* DIRECTIONS
Print word for word the first line of the listing below and every line after it, through the line with "132, 116.7, 111.5];". Leave out the pictures and the rest.

══ SOURCE MATERIAL ══

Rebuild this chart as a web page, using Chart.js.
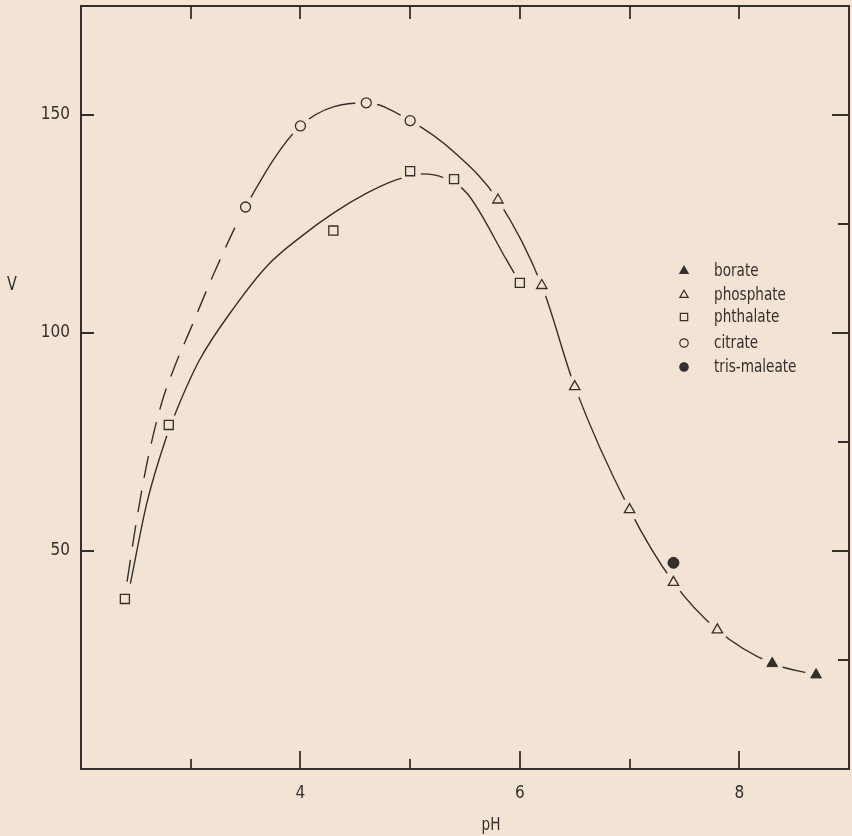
<!DOCTYPE html>
<html>
<head>
<meta charset="utf-8">
<script src="https://cdn.jsdelivr.net/npm/chart.js@4.4.1/dist/chart.umd.min.js"></script>
<style>
  html, body { margin: 0; padding: 0; background: #f2e3d4; }
  #wrap { width: 852px; height: 836px; position: relative; }
</style>
</head>
<body>
<div id="wrap"><canvas id="c" width="852" height="836"></canvas></div>
<script>
// ---------- data ----------
const xTickValues = [2, 3, 4, 5, 6, 7, 8, 9];
const xTickLabels = [4, 6, 8];
const yTickLabels = [50, 100, 150];
const yRightTicks = [25, 50, 75, 100, 125, 150];

const boratePH = [8.3, 8.7];
const borateV  = [24.2, 21.6];

const phosphatePH = [5.8, 6.2, 6.5, 7.0, 7.4, 7.8];
const phosphateV  = [130.5, 110.9, 87.7, 59.5, 42.8, 31.9];

const phthalatePH = [2.4, 2.8, 4.3, 5.0, 5.4, 6.0];
const phthalateV  = [39.0, 78.9, 123.5, 137.1, 135.3, 111.5];

const citratePH = [3.5, 4.0, 4.6, 5.0];
const citrateV  = [128.9, 147.5, 152.8, 148.7];

const trisPH = [7.4];
const trisV  = [47.3];

// hand-drawn fitted curves
const upperCurvePH = [2.42, 2.5, 2.6, 2.73, 2.86, 3.0, 3.2, 3.5, 4.0, 4.6, 5.0, 5.4, 5.8, 6.2, 6.5, 7.0, 7.4, 7.8, 8.3, 8.7];
const upperCurveV  = [43, 56, 70, 83.5, 92.7, 101, 113, 128.9, 147.5, 152.8, 148.7, 141.5, 130.5, 110.9, 87.7, 59.5, 42.8, 31.9, 24.2, 21.6];
const upperDashedUntilPH = 3.5;

const lowerCurvePH = [2.45, 2.6, 2.77, 2.88, 3.08, 3.4, 3.7, 4.0, 4.3, 4.6, 4.86, 5.11, 5.31, 5.52, 5.88, 6.0];
const lowerCurveV  = [42.5, 61, 75.5, 82.8, 93.8, 106, 115.5, 122, 127.5, 132, 135, 136.5, 135.6, 132, 116.7, 111.5];

// ---------- styling ----------
const INK = '#342f2c';
const PAPER = '#f2e3d4';
const FONT = '"Liberation Sans Narrow", "DejaVu Sans Condensed", sans-serif';
const PLOT = { left: 81, top: 6, right: 849, bottom: 769 };

function pts(xs, ys) { return xs.map((x, i) => ({ x: x, y: ys[i] })); }

const haloPoints = [].concat(
  pts(boratePH, borateV), pts(phosphatePH, phosphateV),
  pts(phthalatePH, phthalateV), pts(citratePH, citrateV)
);

const datasets = [
  {
    label: 'upper curve', data: pts(upperCurvePH, upperCurveV), showLine: true,
    borderColor: INK, borderWidth: 1.4, pointRadius: 0, cubicInterpolationMode: 'monotone',
    segment: { borderDash: ctx => (ctx.p1.parsed.x <= upperDashedUntilPH + 1e-9 ? [22, 13] : undefined) },
    order: 10, isCurve: true
  },
  {
    label: 'lower curve', data: pts(lowerCurvePH, lowerCurveV), showLine: true,
    borderColor: INK, borderWidth: 1.4, pointRadius: 0, cubicInterpolationMode: 'monotone',
    order: 10, isCurve: true
  },
  {
    label: 'halo', data: haloPoints, showLine: false, pointRadius: 11,
    pointBackgroundColor: PAPER, pointBorderWidth: 0, pointBorderColor: PAPER,
    order: 5, isCurve: true
  },
  { label: 'borate', data: pts(boratePH, borateV), pointStyle: 'triangle', pointRadius: 6.2,
    pointBackgroundColor: INK, pointBorderColor: INK, pointBorderWidth: 1, order: 1 },
  { label: 'phosphate', data: pts(phosphatePH, phosphateV), pointStyle: 'triangle', pointRadius: 6,
    pointBackgroundColor: PAPER, pointBorderColor: INK, pointBorderWidth: 1.3, order: 1 },
  { label: 'phthalate', data: pts(phthalatePH, phthalateV), pointStyle: 'rect', pointRadius: 6.4,
    pointBackgroundColor: PAPER, pointBorderColor: INK, pointBorderWidth: 1.3, order: 1 },
  { label: 'citrate', data: pts(citratePH, citrateV), pointStyle: 'circle', pointRadius: 5,
    pointBackgroundColor: PAPER, pointBorderColor: INK, pointBorderWidth: 1.3, order: 1 },
  { label: 'tris-maleate', data: pts(trisPH, trisV), pointStyle: 'circle', pointRadius: 5.5,
    pointBackgroundColor: INK, pointBorderColor: INK, pointBorderWidth: 1, order: 1 }
];

const legendRowsY = [271, 295, 317, 343, 367];

function condensedText(c, text, x, y, size, align) {
  c.save();
  c.font = size + 'px ' + FONT;
  c.textBaseline = 'middle';
  c.textAlign = align;
  c.translate(x, y);
  c.scale(0.84, 1);
  c.fillText(text, 0, 0);
  c.restore();
}

const decor = {
  id: 'decor',
  beforeDraw(chart) {
    const c = chart.ctx;
    c.save(); c.fillStyle = PAPER; c.fillRect(0, 0, chart.width, chart.height); c.restore();
  },
  afterDatasetsDraw(chart) {
    const c = chart.ctx, a = chart.chartArea, xs = chart.scales.x, ys = chart.scales.y;
    c.save();
    c.strokeStyle = INK; c.lineWidth = 2;
    c.strokeRect(a.left, a.top, a.right - a.left, a.bottom - a.top);
    c.lineWidth = 1.8;
    c.beginPath();
    xTickValues.forEach(v => {
      if (v <= xs.min || v >= xs.max) return;
      const px = Math.round(xs.getPixelForValue(v));
      const lb = (v % 2 === 0) ? 18 : 10;
      c.moveTo(px, a.bottom); c.lineTo(px, a.bottom - lb);
      c.moveTo(px, a.top); c.lineTo(px, a.top + 13);
    });
    yTickLabels.forEach(v => {
      const py = Math.round(ys.getPixelForValue(v));
      c.moveTo(a.left, py); c.lineTo(a.left + 13, py);
    });
    yRightTicks.forEach(v => {
      const py = Math.round(ys.getPixelForValue(v));
      const l = (v % 50 === 0) ? 17 : 11;
      c.moveTo(a.right, py); c.lineTo(a.right - l, py);
    });
    c.stroke();

    c.fillStyle = INK;
    // axis titles
    condensedText(c, 'V', 12, 285, 19, 'center');
    condensedText(c, 'pH', 491, 825, 18, 'center');

    // legend
    const H = Chart.helpers;
    const entries = chart.data.datasets.filter(d => !d.isCurve);
    entries.forEach((d, i) => {
      const y = legendRowsY[i];
      c.fillStyle = d.pointBackgroundColor;
      c.strokeStyle = d.pointBorderColor;
      c.lineWidth = 1.2;
      const r = d.pointStyle === 'rect' ? 5.2 : (d.pointStyle === 'triangle' ? 4.8 : 4.2);
      if (H && H.drawPoint) {
        H.drawPoint(c, { pointStyle: d.pointStyle, radius: r, rotation: 0, borderWidth: 1.2 }, 684, y);
      }
      c.fillStyle = INK;
      condensedText(c, d.label, 714, y, 18, 'left');
    });
    c.restore();
  }
};

new Chart(document.getElementById('c'), {
  type: 'scatter',
  data: { datasets: datasets },
  options: {
    responsive: false, animation: false, events: [],
    layout: { autoPadding: false, padding: { top: PLOT.top, right: 852 - PLOT.right, left: 0, bottom: 0 } },
    plugins: { legend: { display: false }, tooltip: { enabled: false } },
    scales: {
      x: {
        type: 'linear', min: 2, max: 9,
        ticks: { stepSize: 1, autoSkip: false, maxRotation: 0, padding: 14, color: INK,
                 font: { family: FONT, size: 17 },
                 callback: v => (xTickLabels.includes(v) ? String(v) : null) },
        grid: { display: false, drawTicks: false },
        border: { display: false },
        title: { display: false },
        afterFit(s) { s.height = 836 - PLOT.bottom; s.paddingLeft = 0; s.paddingRight = 0; }
      },
      y: {
        type: 'linear', min: 0, max: 175,
        ticks: { stepSize: 25, autoSkip: false, padding: 11, color: INK,
                 font: { family: FONT, size: 17 },
                 callback: v => (yTickLabels.includes(v) ? String(v) : null) },
        grid: { display: false, drawTicks: false },
        border: { display: false },
        afterFit(s) { s.width = PLOT.left; s.paddingTop = 0; s.paddingBottom = 0; }
      }
    }
  },
  plugins: [decor]
});
</script>
</body>
</html>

═══

* EXERCISE ANSWER
Rebuild this chart as a web page, using Chart.js.
<!DOCTYPE html>
<html>
<head>
<meta charset="utf-8">
<script src="https://cdn.jsdelivr.net/npm/chart.js@4.4.1/dist/chart.umd.min.js"></script>
<style>
  html, body { margin: 0; padding: 0; background: #f2e3d4; }
  #wrap { width: 852px; height: 836px; position: relative; }
</style>
</head>
<body>
<div id="wrap"><canvas id="c" width="852" height="836"></canvas></div>
<script>
// ---------- data ----------
const xTickValues = [2, 3, 4, 5, 6, 7, 8, 9];
const xTickLabels = [4, 6, 8];
const yTickLabels = [50, 100, 150];
const yRightTicks = [25, 50, 75, 100, 125, 150];

const boratePH = [8.3, 8.7];
const borateV  = [24.2, 21.6];

const phosphatePH = [5.8, 6.2, 6.5, 7.0, 7.4, 7.8];
const phosphateV  = [130.5, 110.9, 87.7, 59.5, 42.8, 31.9];

const phthalatePH = [2.4, 2.8, 4.3, 5.0, 5.4, 6.0];
const phthalateV  = [39.0, 78.9, 123.5, 137.1, 135.3, 111.5];

const citratePH = [3.5, 4.0, 4.6, 5.0];
const citrateV  = [128.9, 147.5, 152.8, 148.7];

const trisPH = [7.4];
const trisV  = [47.3];

// hand-drawn fitted curves
const upperCurvePH = [2.42, 2.5, 2.6, 2.73, 2.86, 3.0, 3.2, 3.5, 4.0, 4.6, 5.0, 5.4, 5.8, 6.2, 6.5, 7.0, 7.4, 7.8, 8.3, 8.7];
const upperCurveV  = [43, 56, 70, 83.5, 92.7, 101, 113, 128.9, 147.5, 152.8, 148.7, 141.5, 130.5, 110.9, 87.7, 59.5, 42.8, 31.9, 24.2, 21.6];
const upperDashedUntilPH = 3.5;

const lowerCurvePH = [2.45, 2.6, 2.77, 2.88, 3.08, 3.4, 3.7, 4.0, 4.3, 4.6, 4.86, 5.11, 5.31, 5.52, 5.88, 6.0];
const lowerCurveV  = [42.5, 61, 75.5, 82.8, 93.8, 106, 115.5, 122, 127.5, 132, 135, 136.5, 135.6, 132, 116.7, 111.5];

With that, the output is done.